To be honest, this has been a lot of fun. I have a #Lisp project I'm working on, and sometimes I ask the AI to give me a challenge - a feature to add to my project - which is of a suitable difficulty based on what the AI knows of my abilities to write Lisp. The AI then gives me the task, explains what functions I should look into and learn to be able to accomplish it. Sometimes I end up doing that task, sometimes I end up doing something else.

I think, at least for me, this is the perfect use for #AI in coding. It avoids the problems of #AISlop, because I'm the one writing the actual code so I know what every single line does. Nothing is #vibecode. But I'm still getting benefits from #AI.

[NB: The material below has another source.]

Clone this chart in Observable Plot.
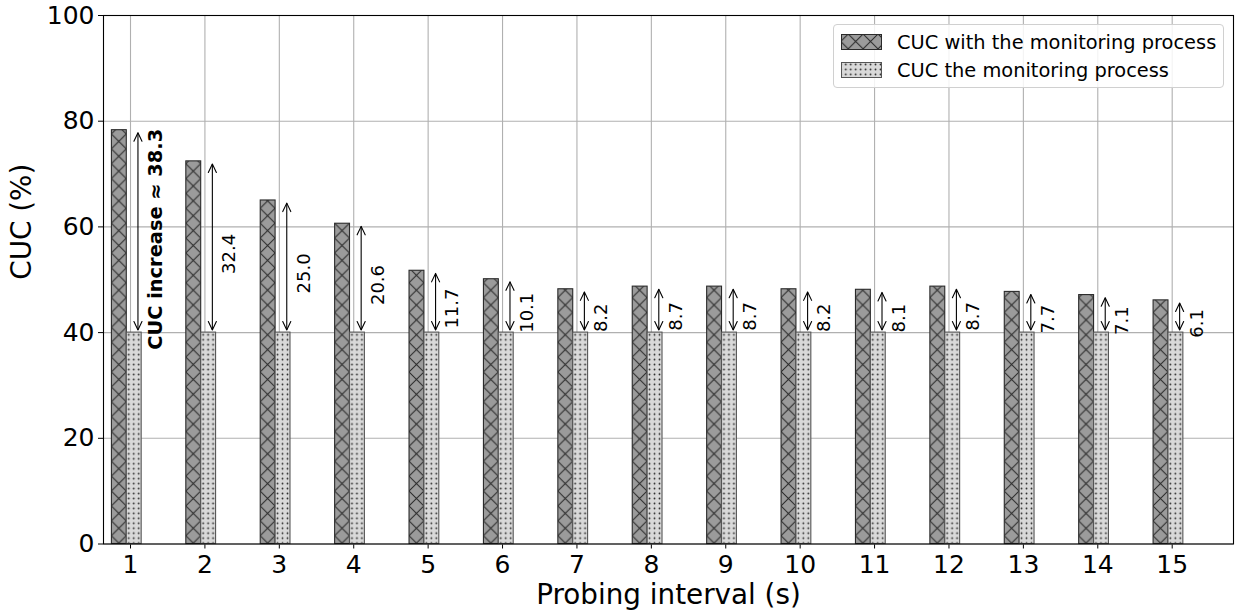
<!DOCTYPE html>
<html>
<head>
<meta charset="utf-8">
<script src="https://cdn.jsdelivr.net/npm/d3@7"></script>
<script src="https://cdn.jsdelivr.net/npm/@observablehq/plot@0.6"></script>
<style>
  html, body { margin: 0; padding: 0; background: #fff; }
  #wrap { position: relative; width: 1237px; height: 611px; font-family: "DejaVu Sans", sans-serif; }
  #legend { position: absolute; left: 833px; top: 24px; width: 391px; height: 64px; box-sizing: border-box;
            border: 1px solid #d0d0d0; border-radius: 4px; background: rgba(255,255,255,0.85); }
  .row { position: absolute; left: 7px; height: 28px; display: flex; align-items: center;
         font-size: 19.4px; color: #000; white-space: nowrap; }
  .row svg { display: block; margin-right: 15px; }
</style>
</head>
<body>
<div id="wrap">
  <svg width="0" height="0" style="position:absolute">
    <defs>
      <pattern id="xhatch" patternUnits="userSpaceOnUse" x="111.4" y="0" width="14.88" height="14.88">
        <rect width="14.88" height="14.88" fill="#9b9b9b"/>
        <path d="M0,0L14.88,14.88M-1,13.88L1,15.88M13.88,-1L15.88,1M14.88,0L0,14.88M-1,1L1,-1M13.88,15.88L15.88,13.88"
              stroke="#262626" stroke-width="1" fill="none"/>
      </pattern>
      <pattern id="dots" patternUnits="userSpaceOnUse" x="126.3" y="0" width="4.96" height="4.96">
        <rect width="4.96" height="4.96" fill="#d9d9d9"/>
        <circle cx="2.48" cy="2.48" r="0.9" fill="#2a2a2a"/>
      </pattern>
    </defs>
  </svg>
  <div id="chart"></div>
  <div id="legend"></div>
</div>
<script>
// ---- data ----
const intervals = [1, 2, 3, 4, 5, 6, 7, 8, 9, 10, 11, 12, 13, 14, 15];
const cucWithMonitoring = [78.3, 72.4, 65.0, 60.6, 51.7, 50.1, 48.2, 48.7, 48.7, 48.2, 48.1, 48.7, 47.7, 47.1, 46.1];
const cucWithoutMonitoring = [40, 40, 40, 40, 40, 40, 40, 40, 40, 40, 40, 40, 40, 40, 40];
const increaseLabels = ["CUC increase ≈ 38.3", "32.4", "25.0", "20.6", "11.7", "10.1", "8.2", "8.7", "8.7", "8.2", "8.1", "8.7", "7.7", "7.1", "6.1"];
const xTicks = [1, 2, 3, 4, 5, 6, 7, 8, 9, 10, 11, 12, 13, 14, 15];
const yTicks = [0, 20, 40, 60, 80, 100];
const seriesNames = ["CUC with the monitoring process", "CUC the monitoring process"];
const xLabel = "Probing interval (s)";
const yLabel = "CUC (%)";

const rows = intervals.map((x, i) => ({
  x, hi: cucWithMonitoring[i], lo: cucWithoutMonitoring[i], label: increaseLabels[i], first: i === 0
}));

// arrow geometry (style sizes, in data units)
const shrink = 0.5, headHalf = 0.054, headLen = 1.6, arrowOff = 0.1;
const heads = [];
rows.forEach((d, i) => {
  const ax = d.x + arrowOff;
  const top = d.hi - shrink, bot = d.lo + shrink;
  heads.push({k: "t" + i, x: ax - headHalf, y: top - headLen}, {k: "t" + i, x: ax, y: top}, {k: "t" + i, x: ax + headHalf, y: top - headLen});
  heads.push({k: "b" + i, x: ax - headHalf, y: bot + headLen}, {k: "b" + i, x: ax, y: bot}, {k: "b" + i, x: ax + headHalf, y: bot + headLen});
});

const chart = Plot.plot({
  width: 1237,
  height: 611,
  marginLeft: 103,
  marginRight: 4,
  marginTop: 15,
  marginBottom: 67.5,
  style: {fontFamily: "DejaVu Sans", fontSize: "25px", background: "white", color: "black", overflow: "visible"},
  x: {type: "linear", domain: [0.637, 15.824], ticks: xTicks, tickFormat: d => String(d), tickSize: 5, tickPadding: 6, label: null},
  y: {domain: [0, 100], ticks: yTicks, tickFormat: d => String(d), tickSize: 5, tickPadding: 4, label: null},
  marks: [
    Plot.ruleY(yTicks, {stroke: "#b0b0b0", strokeWidth: 1.1}),
    Plot.ruleX(xTicks, {stroke: "#b0b0b0", strokeWidth: 1.1}),
    Plot.rect(rows, {x1: d => d.x - 0.25, x2: d => d.x - 0.05, y1: d => 0, y2: "hi",
      fill: "url(#xhatch)", stroke: "#2a2a2a", strokeWidth: 1.1}),
    Plot.rect(rows, {x1: d => d.x - 0.05, x2: d => d.x + 0.15, y1: d => 0, y2: "lo",
      fill: "url(#dots)", stroke: "#555", strokeWidth: 1.1}),
    Plot.link(rows, {x1: d => d.x + arrowOff, x2: d => d.x + arrowOff, y1: d => d.lo + shrink, y2: d => d.hi - shrink,
      stroke: "black", strokeWidth: 1.1}),
    Plot.line(heads, {x: "x", y: "y", z: "k", stroke: "black", strokeWidth: 1.1}),
    Plot.text(rows.filter(d => !d.first), {x: d => d.x + 0.33, y: d => (d.lo + d.hi) / 2 - 1.3, text: "label",
      rotate: -90, fontSize: 18, fill: "black", textAnchor: "middle"}),
    Plot.text(rows.filter(d => d.first), {x: d => d.x + 0.336, y: d => (d.lo + d.hi) / 2 - 1.5, text: "label",
      rotate: -90, fontSize: 19.4, fontWeight: "bold", fill: "black", textAnchor: "middle"}),
    Plot.text([xLabel], {frameAnchor: "bottom", dy: 60, text: d => d, fontSize: 27.8, fill: "black"}),
    Plot.text([yLabel], {frameAnchor: "left", dx: -81, rotate: -90, text: d => d, fontSize: 27.8, fill: "black"}),
    Plot.frame({stroke: "black", strokeWidth: 1.1})
  ]
});
document.getElementById("chart").appendChild(chart);

// legend
const legend = document.getElementById("legend");
const fills = [["url(#xhatch)", "#2a2a2a"], ["url(#dots)", "#555"]];
seriesNames.forEach((name, i) => {
  const row = document.createElement("div");
  row.className = "row";
  row.style.top = (3 + i * 28) + "px";
  row.innerHTML = `<svg width="41" height="16"><rect x="0.5" y="0.5" width="40" height="15" fill="${fills[i][0]}" stroke="${fills[i][1]}" stroke-width="1"/></svg><span>${name}</span>`;
  legend.appendChild(row);
});
</script>
</body>
</html>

However, there are obviously still the environmental effects and ethical concerns about #GenAI to take into account, and I can't exactly say that my conscience is clear in that regard...

But anyway - while others use #AI to write code for them, I (and many others, of course) use AI to teach me to write code in a new language.

Since I'm an experienced software developer, I sometimes catch the AI making mistakes, and contradicting itself. Then I point that out, and ask it to explain itself. This is a benefit of experience which a more junior dev might not have, so I'm not saying that this is something which everyone should be doing from now on. But for me, it seems to work.

@Enfors does it help to ask it to explain itself? Surely the explanation is equally likely to be false.

I tried doing similar some time ago and found it too frustrating to be worthwhile.

@benjamineskola It does help. Sometimes it apologizes for the lack of clarity, and demonstrates that it was indeed correct, and I misunderstood. After checking, I verify that this is indeed so. This has happened many times.

Other times, it says things like "Oh, I'm sorry, you're absolutely correct. I must have halucinated that part of the answer", etc.